Após estabelecer sua estrutura na primeira metade, Benning reverte a cronologia de suas cenas para seguir os impactos fílmicos do serial killer Ed Gein. A segunda metade começa com as paisagens da cidade de Winsconsin que cercam o julgamento do assassino, três décadas antes do crime de Bernadette. O choque entre os registros da primeira para a segunda parte pode ser resumido em dois fatores principais. Benning abandona o colorido brega suburbano para estabelecer uma frieza impiedosa de uma ruralidade em nevasca, absolutamente abandona por qualquer vida (mesmo o veado que vemos correndo pelo bosque só é apresentado para que suas tripas sejam abertas no extenso plano final do filme). O diretor também está lidando com um crime histórico, portanto as implicações dos assassinatos de Gein traduzem-se cinematograficamente em uma brutalidade mais expansiva do que anteriormente (os animais presos, o cemitério, a caça, o som dos tratores). As constituições são mais rígidas, tendem ao horror de um isolamento total, como se as únicas imagens que poderíamos assimilar já fossem de uma natureza tenebrosa por si só. A barbaridade de Ed Gein em seu crime viria como consequência dessas imagens e desses sons naturalmente tenebrosos do ambiente em que vive, e agora, através de suas vítimas, estaria apenas retribuindo a esse espaço o terror que lhe foi herdado.
Elion Sucher interpreta Ed Gein na cena de seu julgamento, com o único plano de duração próxima ao de Bernadette. Existe algo de clássico no personagem de Gein comparado ao da jovem estudante, é de uma ambiguidade emocional muito mais perversa. Não há mais fragilidade no assassino, a ambientação cinquentista cria caminho para um referencial verdadeiramente monstruoso. Afinal, como uma figura marcada na história norte-americana, sua presença constitui um imaginário bem claro de vilão, a memória criada a partir desse personagem tende aos cenários e as paisagens do que já é casualmente amedrontador. Os próprios documentos resgatados que Benning filma seguem essa linha. Enquanto no primeiro caso, o que foi deixado pela assassina foi uma carta ao seus pais, narrada com intimidade por Rhonda, o caso de Gein recebe anotações de como cortar carne humana. As imagens parecem menos banais, a encenação ganha uma força mais totalizadora justamente por representar uma narrativa mais fundamentada na popularidade e na clareza de suas consequências fatais.

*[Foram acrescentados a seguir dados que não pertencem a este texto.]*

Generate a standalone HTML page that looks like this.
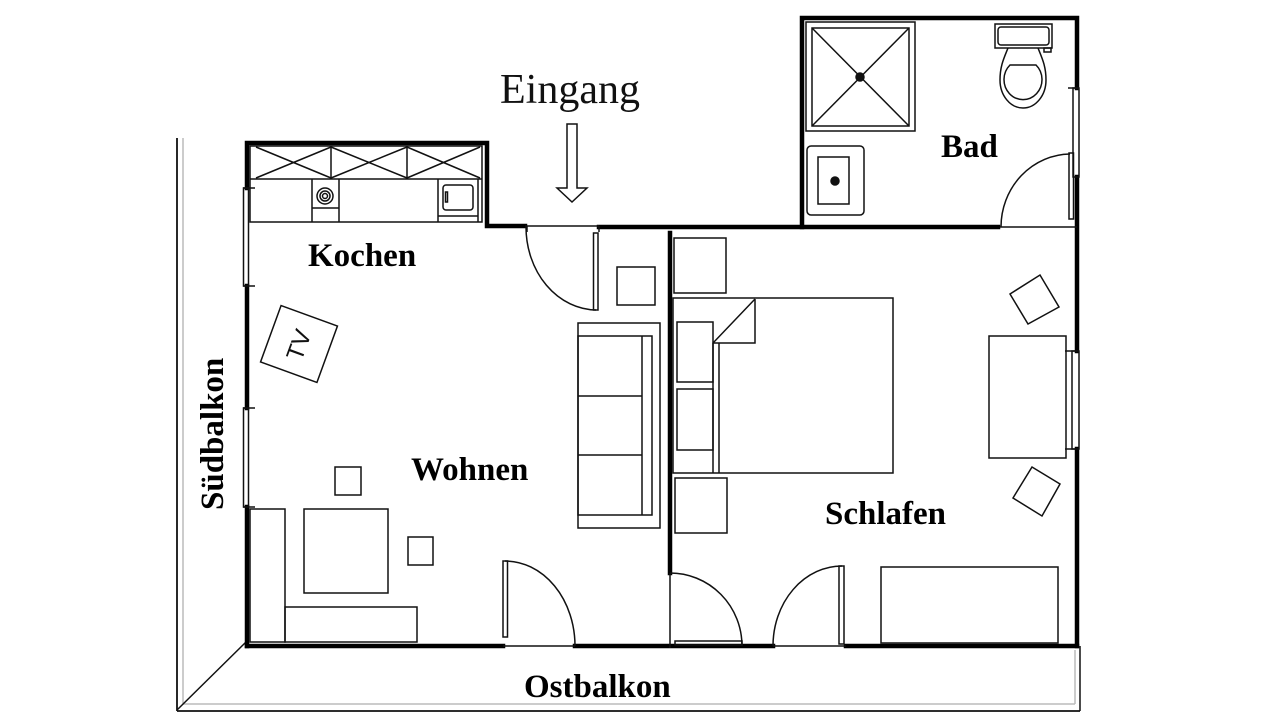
<!DOCTYPE html>
<html><head><meta charset="utf-8"><style>
html,body{margin:0;padding:0;background:#fff;}
svg{display:block;}
.lbl{font-family:"Liberation Serif",serif;font-weight:bold;font-size:33px;fill:#000;}
</style></head><body>
<svg width="1280" height="720" viewBox="0 0 1280 720" xmlns="http://www.w3.org/2000/svg">
<rect width="1280" height="720" fill="#fff"/>

<!-- balcony outline -->
<g fill="none">
<line x1="177" y1="138" x2="177" y2="711" stroke="#111" stroke-width="1.8"/>
<line x1="183" y1="138" x2="183" y2="704" stroke="#bbb" stroke-width="1.5"/>
<line x1="177" y1="711" x2="1080" y2="711" stroke="#111" stroke-width="1.8"/>
<line x1="183" y1="704" x2="1075" y2="704" stroke="#bbb" stroke-width="1.5"/>
<line x1="1080" y1="646" x2="1080" y2="711" stroke="#111" stroke-width="1.5"/>
<line x1="1075" y1="650" x2="1075" y2="704" stroke="#bbb" stroke-width="1.5"/>
<line x1="177" y1="710" x2="246" y2="642" stroke="#111" stroke-width="1.5"/>
</g>

<!-- thick walls -->
<g stroke="#000" stroke-width="4.5" fill="none" stroke-linecap="square">
<polyline points="247,188 247,143 487,143 487,226 525,226"/>
<line x1="247" y1="286" x2="247" y2="408"/>
<line x1="247" y1="507" x2="247" y2="646"/>
<line x1="247" y1="646" x2="503" y2="646"/>
<line x1="575" y1="646" x2="773" y2="646"/>
<line x1="846" y1="646" x2="1077" y2="646"/>
<line x1="599" y1="227" x2="998" y2="227"/>
<polyline points="802,227 802,18 1077,18 1077,88"/>
<line x1="1077" y1="177" x2="1077" y2="351"/>
<line x1="1077" y1="449" x2="1077" y2="646"/>
<line x1="670" y1="233" x2="670" y2="573"/>
</g>

<g stroke="#111" stroke-width="1.5" fill="none">
<!-- windows left -->
<rect x="243.5" y="188" width="5" height="98"/>
<line x1="243" y1="188" x2="255" y2="188"/>
<line x1="243" y1="286" x2="255" y2="286"/>
<rect x="243.5" y="408" width="5" height="99"/>
<line x1="243" y1="408" x2="255" y2="408"/>
<line x1="243" y1="507" x2="255" y2="507"/>
<!-- bath window -->
<rect x="1073" y="88" width="6" height="89"/>
<line x1="1068" y1="88" x2="1079" y2="88"/>
<!-- bedroom window -->
<rect x="1072" y="351" width="7" height="98"/>
<line x1="1065" y1="351" x2="1079" y2="351"/>
<line x1="1065" y1="449" x2="1079" y2="449"/>

<!-- kitchen counter -->
<rect x="250" y="146" width="232" height="76"/>
<line x1="250" y1="179" x2="482" y2="179"/>
<line x1="331" y1="146" x2="331" y2="179"/>
<line x1="407" y1="146" x2="407" y2="179"/>
<line x1="256" y1="147" x2="331" y2="178"/><line x1="256" y1="178" x2="331" y2="147"/>
<line x1="331" y1="147" x2="407" y2="178"/><line x1="331" y1="178" x2="407" y2="147"/>
<line x1="407" y1="147" x2="480" y2="178"/><line x1="407" y1="178" x2="480" y2="147"/>
<line x1="312" y1="179" x2="312" y2="222"/>
<line x1="339" y1="179" x2="339" y2="222"/>
<line x1="312" y1="208" x2="339" y2="208"/>
<circle cx="325" cy="196" r="8"/>
<circle cx="325" cy="196" r="5"/>
<circle cx="325" cy="196" r="2.5"/>
<line x1="438" y1="179" x2="438" y2="222"/>
<line x1="478" y1="179" x2="478" y2="222"/>
<rect x="443" y="185" width="30" height="25" rx="3"/>
<line x1="438" y1="216" x2="478" y2="216"/>
<rect x="445.5" y="192" width="2" height="10"/>

<!-- entrance door -->
<line x1="525" y1="226" x2="599" y2="226"/>
<line x1="527" y1="226" x2="527" y2="232"/>
<line x1="599" y1="226" x2="599" y2="232"/>
<rect x="593.5" y="233" width="4.5" height="77"/>
<path d="M526,227 A71,83 0 0 0 596,310"/>

<!-- bath door -->
<line x1="1000" y1="227" x2="1077" y2="227"/>
<rect x="1069" y="153" width="4.5" height="66"/>
<path d="M1070,154 A70,73 0 0 0 1001,227"/>

<!-- living door bottom -->
<line x1="503" y1="646" x2="575" y2="646"/>
<rect x="503" y="561" width="4.5" height="76"/>
<path d="M505,561 A70,85 0 0 1 575,646"/>

<!-- bedroom left door -->
<line x1="670" y1="573" x2="670" y2="648"/>
<rect x="675" y="641" width="67" height="4"/>
<path d="M670,573 A72,73 0 0 1 742,646"/>

<!-- bedroom balcony door -->
<line x1="773" y1="646" x2="846" y2="646"/>
<rect x="839" y="566" width="5" height="78"/>
<path d="M773,646 A69,80 0 0 1 842,566"/>

<!-- shower -->
<rect x="806" y="22" width="109" height="109"/>
<rect x="812" y="28" width="97" height="98"/>
<line x1="812" y1="28" x2="909" y2="126"/>
<line x1="909" y1="28" x2="812" y2="126"/>
<circle cx="860" cy="77" r="4" fill="#111"/>
<!-- sink -->
<rect x="807" y="146" width="57" height="69" rx="4"/>
<rect x="818" y="157" width="31" height="47"/>
<circle cx="835" cy="181" r="4" fill="#111"/>
<!-- toilet -->
<rect x="995" y="24" width="57" height="24"/>
<rect x="998" y="27" width="51" height="18" rx="3"/>
<rect x="1044" y="48" width="7" height="4"/>
<path d="M1008,48 C1004,58 1000,66 1000,80 A23,28 0 0 0 1046,80 C1046,66 1042,58 1038,48"/>
<path d="M1010,65 L1036,65 A19,20 0 1 1 1010,65 Z"/>

<!-- living furniture -->
<rect x="617" y="267" width="38" height="38"/>
<rect x="578" y="323" width="82" height="205"/>
<rect x="578" y="336" width="74" height="179"/>
<line x1="642" y1="336" x2="642" y2="515"/>
<line x1="578" y1="396" x2="642" y2="396"/>
<line x1="578" y1="455" x2="642" y2="455"/>
<rect x="335" y="467" width="26" height="28"/>
<rect x="304" y="509" width="84" height="84"/>
<rect x="408" y="537" width="25" height="28"/>
<rect x="250" y="509" width="35" height="133"/>
<rect x="285" y="607" width="132" height="35"/>

<!-- TV -->
<g transform="translate(299,344) rotate(20)">
<rect x="-30" y="-30" width="60" height="60"/>
</g>

<!-- bedroom furniture -->
<rect x="674" y="238" width="52" height="55"/>
<rect x="673" y="298" width="220" height="175"/>
<polyline points="713,473 713,343 755,299"/>
<line x1="719" y1="343" x2="719" y2="473"/>
<polyline points="713,343 755,343 755,299"/>
<rect x="677" y="322" width="36" height="60"/>
<rect x="677" y="389" width="36" height="61"/>
<rect x="675" y="478" width="52" height="55"/>
<polygon points="1010,294 1040,275 1059,307 1028,324"/>
<rect x="989" y="336" width="77" height="122"/>
<polygon points="1013,498 1032,467 1060,484 1042,516"/>
<rect x="881" y="567" width="177" height="76"/>

<!-- entrance arrow -->
<polygon points="567,124 577,124 577,188 587,188 572,202 557,188 567,188" fill="#fff"/>
</g>

<!-- labels -->
<text x="500" y="103" font-family="Liberation Serif, serif" font-size="42" fill="#111">Eingang</text>
<text class="lbl" x="308" y="266">Kochen</text>
<text class="lbl" x="941" y="157">Bad</text>
<text class="lbl" x="411" y="480">Wohnen</text>
<text class="lbl" x="825" y="524">Schlafen</text>
<text class="lbl" x="524" y="697">Ostbalkon</text>
<text class="lbl" transform="translate(223,510) rotate(-90)" x="0" y="0">Südbalkon</text>
<text transform="translate(299,345) rotate(-70)" x="0" y="8" text-anchor="middle" font-family="Liberation Sans, sans-serif" font-size="24" fill="#111">TV</text>
</svg>
</body></html>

Não havendo nada mais importante para o cinema experimental do que o processo, Benning se torna o grande autor que é dentro desse nicho com a forma em que expõe seu próprio processo como parte integral da obra. Em Landscape Suicide, seu método enquanto realizador se encontra diretamente com a totalização do que quer tratar. Lidando tanto com a tragédia de página dupla da Rolling Stones quanto a tragédia de capa da revista Times, Benning reforça com seu filme o processo de revisitação do cinema que nós mesmos criamos com nossos traumas. Por meio deles, surgem imagens eternas, consequência de um processo muito pontual de registro dentro de um processo mais constante e banal de observação. Seja o que for que estejamos observando, ouvindo, presenciando.

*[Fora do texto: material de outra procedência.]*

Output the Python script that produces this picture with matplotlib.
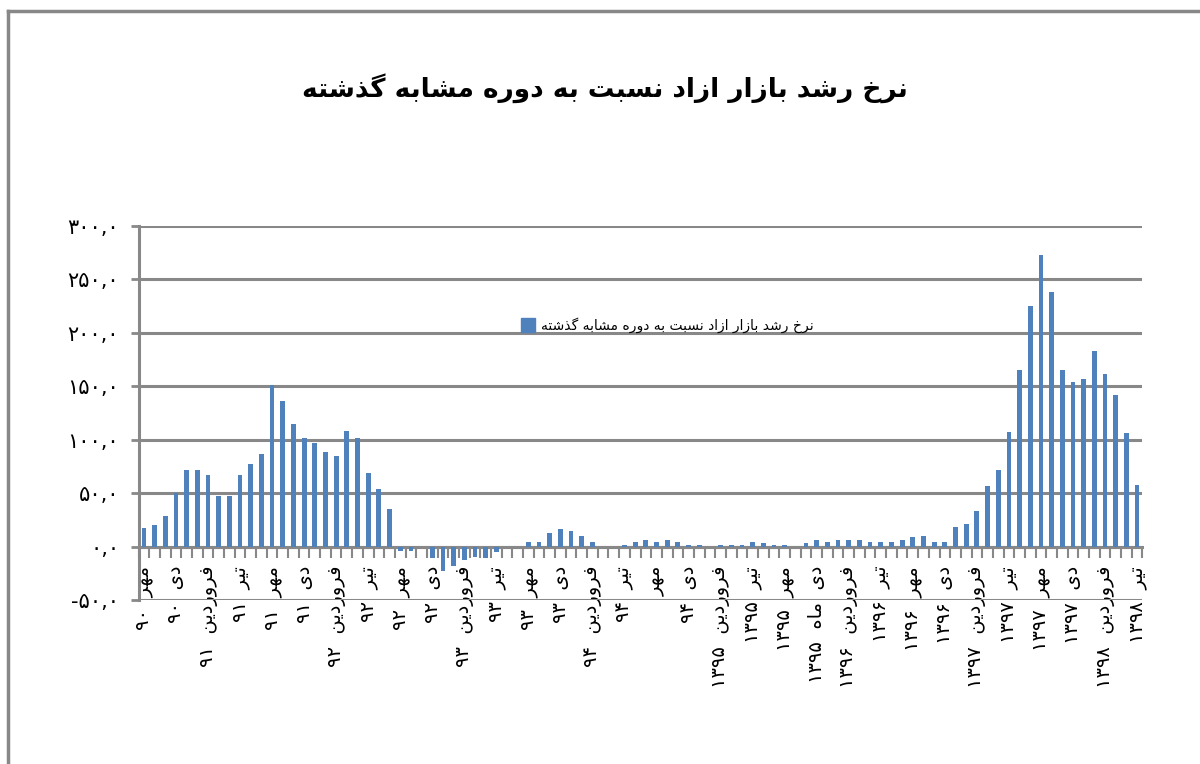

No fim, os rostos só existem para que as paisagens existam, os rostos são as próprias paisagens e as paisagens também são rostos. Por mais que a estruturação de Benning seja precisa, quase matemática, o produto de Landscape Suicide tende a somar essas constituições em presenças similares. Tudo é igualmente contaminado por angústias, medos e traumas relacionáveis. É talvez um dos mais bem-sucedidos em compreender o que há de mais abstrato entre nossas relações psíquicas e geográficas, justamente pelo seu controle de ritmo tão bem estruturado. Se uma paisagem é o que os nossos sentidos depreendem da parte de um espaço e as sensações a ele depreendidas são tomadas pelo fúnebre, todo registro dessa paisagem será como retornar às piores frações de alguma memória. Paisagem/suicídio.